Renforcer l’Assemblée nationale aurait été une option plus judicieuse.Tenez 33/ des membres du sénat seront nommés par le président de la république ce qui privera l’assemblée nationale de son indépendance par rapport à lexecutif.

-La cinquièmes raison évoque la suppression des débats télévisés.

Nous devons aussi évoquer la suppression des débats télévisés entre candidats, qui est un pas en arrière pour notre démocratie. Dans un monde connecté, priver les citoyens de la possibilité d’évaluer les candidats au travers de débats est regrettable.

La sixième raison elle, relève l’exclusion de la jeunesse à la course à la présidentielle :

En outre, l’introduction d’une limite d’âge pour la candidature à la présidence, fixée à 40 ans, élimine la voix des jeunes, qui constituent plus de la moitié de notre population. Bien que les candidatures indépendantes soient autorisées, la situation actuelle laisse entendre que la jeunesse se voit toujours exclue des hautes instances politiques. Nous devons également aborder la question de l’éducation. Affirmer que l’école sera gratuite, en ignorant les vraies difficultés structurelles et de qualité de notre système éducatif, relève de l’ignorance . Au lieu de cela, le débat doit se centrer sur l’établissement de standards d’éducation élevés et sur la création de conditions favorables.

-Enfin la Septième raison c’est l’incapacité à assurer l’accès effectif aux droits fondamentaux.
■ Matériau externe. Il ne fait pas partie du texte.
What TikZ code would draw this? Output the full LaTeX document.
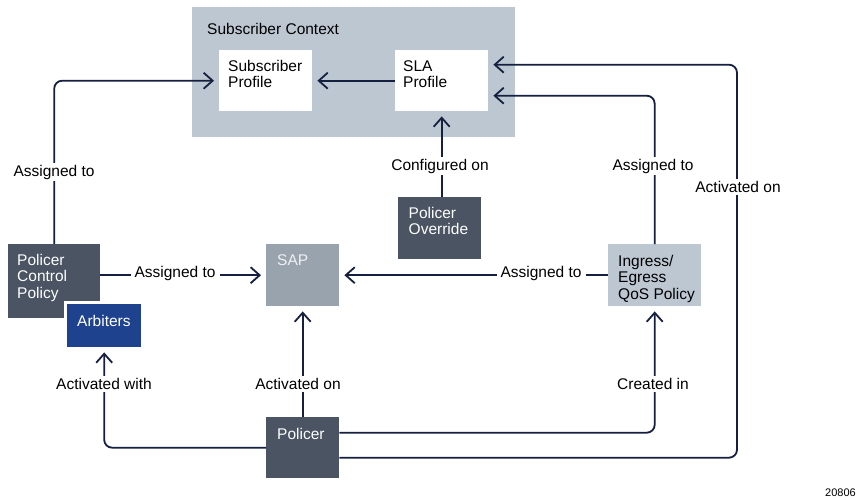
\documentclass[tikz,border=0pt]{standalone}
\usepackage{fontspec}
\setmainfont{Liberation Sans}
\usetikzlibrary{arrows.meta,calc}
\definecolor{ctxc}{HTML}{BDC7D2}
\definecolor{darkc}{HTML}{4A5462}
\definecolor{sapc}{HTML}{99A3AD}
\definecolor{arbc}{HTML}{1F428E}
\definecolor{linec}{HTML}{152040}
\newcommand{\lblfont}{\fontsize{15.5}{16.5}\selectfont}
\tikzset{
  box/.style={draw=none, inner sep=0pt, anchor=north west},
  txt/.style={anchor=north west, inner sep=0pt, align=left, font=\lblfont},
  lbl/.style={fill=white, inner xsep=4pt, inner ysep=2pt, font=\lblfont, text=black},
  conn/.style={line width=1.8pt, draw=linec, rounded corners=8pt, shorten >=5pt,
    -{Straight Barb[length=9pt,width=16pt,line width=1.8pt]}}
}
\begin{document}
\begin{tikzpicture}[x=1pt,y=-1pt]
\useasboundingbox (0,0) rectangle (857,499);
% boxes
\node[box, fill=ctxc, minimum width=323pt, minimum height=130pt] (ctx) at (192,7) {};
\node[txt] at ($(ctx.north west)+(15,16)$) {Subscriber Context};
\node[box, fill=white, minimum width=93pt, minimum height=61pt] (subp) at (219,50) {};
\node[txt] at ($(subp.north west)+(9,10)$) {Subscriber\\Profile};
\node[box, fill=white, minimum width=93pt, minimum height=61pt] (sla) at (395,50) {};
\node[txt] at ($(sla.north west)+(8,10)$) {SLA\\Profile};
\node[box, fill=darkc, minimum width=92pt, minimum height=74pt] (pcp) at (8,244) {};
\node[txt, text=white] at ($(pcp.north west)+(9,10)$) {Policer\\Control\\Policy};
\fill[white] (64,301) rectangle (141,347);
\node[box, fill=arbc, minimum width=74pt, minimum height=43pt] (arb) at (67,304) {};
\node[txt, text=white] at ($(arb.north west)+(10,11)$) {Arbiters};
\node[box, fill=sapc, minimum width=73pt, minimum height=62pt] (sap) at (266,244) {};
\node[txt, text=white!94!black] at ($(sap.north west)+(11,10)$) {SAP};
\node[box, fill=darkc, minimum width=83pt, minimum height=62pt] (pov) at (397.5,197) {};
\node[txt, text=white] at ($(pov.north west)+(11,10)$) {Policer\\Override};
\node[box, fill=ctxc, minimum width=93pt, minimum height=62pt] (ing) at (608,244) {};
\node[txt] at ($(ing.north west)+(10,11)$) {Ingress/\\Egress\\QoS Policy};
\node[box, fill=darkc, minimum width=73pt, minimum height=61pt] (pol) at (266,417) {};
\node[txt, text=white] at ($(pol.north west)+(11,11)$) {Policer};
% helper coordinates
\coordinate (slaup) at ($(sla.east)+(0,-16)$);
\coordinate (sladn) at ($(sla.east)+(0,15)$);
\coordinate (polup) at ($(pol.east)+(0,-15)$);
\coordinate (poldn) at ($(pol.east)+(0,10)$);
\coordinate (rt) at (737,0);
% connectors
\draw[conn] (sla.west) -- (subp.east);
\draw[conn] (pcp.north) |- (subp.west);
\draw[conn] (pcp.east |- sap.west) -- (sap.west);
\draw[conn] (ing.west) -- (sap.east);
\draw[conn] (sla.south |- pov.north) -- (sla.south);
\draw[conn] (ing.north) |- (sladn);
\draw[conn] (poldn) -| (rt |- slaup) -- (slaup);
\draw[conn] (pol.north) -- (sap.south);
\draw[conn] (pol.west) -| (arb.south);
\draw[conn] (polup) -| (ing.south);
% labels
\node[lbl] at (54,172) {Assigned to};
\node[lbl] at (175,273) {Assigned to};
\node[lbl] at (541,273) {Assigned to};
\node[lbl] at (440,166) {Configured on};
\node[lbl] at (653,166) {Assigned to};
\node[lbl] at (738,187) {Activated on};
\node[lbl] at (104,384) {Activated with};
\node[lbl] at (298,384) {Activated on};
\node[lbl] at (653,384) {Created in};
\node[anchor=east, inner sep=0pt, font=\fontsize{11}{11}\selectfont] at (856,493) {20806};
\end{tikzpicture}
\end{document}
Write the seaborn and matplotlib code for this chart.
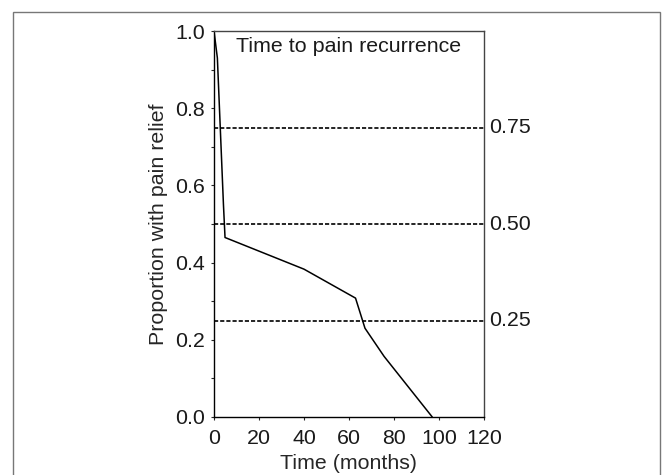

Si le texte actuel venait à être adopté, la future constitution prétendrait garantir aux citoyens un ensemble de droits fondamentaux. Pourtant, ces droits, bien que louables, restent souvent des objectifs ambitieux, même pour des États dotés de moyens suffisants pour les mettre en œuvre.

Le projet prévoit notamment que l’État doit garantir à tous l’accès à une couverture santé universelle, assurer des conditions pour un travail et un logement décents, et faciliter l’accès des étudiants et diplômés à des stages professionnels. Ces engagements constituent non seulement des obligations envers les citoyens, mais pourraient également engager la responsabilité de l’État devant la justice en cas de manquement.

Pourtant, les constitutions antérieures et c’est le cas dans la plupart des pays  reconnaissaient ces mêmes droits fondamentaux sans imposer à l’État de créer toutes les conditions nécessaires pour leur application réelle.  À ma connaissance, aucun État de droit n’a jamais inscrit dans sa constitution une obligation de cette ampleur, car une telle approche relève davantage de l’utopisme que du réalisme.

Ainsi, le CNT ne semble pas s’être appuyé sur les réalités du pays pour proposer un texte opérationnel et applicable. Les dispositions qu’il a introduites risquent de rester théoriques, condamnées à l’ineffectivité, comme beaucoup d’autres articles du projet qui ne sont pas adaptés à notre contexte.

Mes compatriotes, L’enjeu du 21 septembre dépasse largement le simple « oui » ou « non » à un texte. Il s’agit de décider si la Guinée choisira la voie d’une démocratie vivante, d’une République où droits et devoirs se conjuguent dans la confiance et non dans le papier. Accepter une Constitution, c’est accepter un contrat social : les gouvernants promettent de respecter les libertés, et les citoyens s’engagent à honorer la légalité. Sans confiance authentique, ce contrat est vide ; il devient désillusion et instabilité. Une Constitution construite dans la transparence et l’inclusion n’est pas un simple texte : elle peut devenir le socle de notre renaissance politique. Elle transforme la parole publique en un dialogue permanent, accessible à tous et non réservé à une élite.

Le référendum n’est pas la fin d’une transition ; il est le commencement de décennies à venir. Il décidera si la Guinée marche vers le progrès et la justice, ou si elle s’enlise dans une autorité subtilement dissimulée derrière des mots et des signatures..

Le référendum ne doit ni être un plébiscite, ni un piège. Il doit être une chance: repenser notre République, réconcilier notre histoire avec notre avenir, redéfinir notre rapport au pouvoir.

Que Dieu bénisse la Guinée et les guinéens.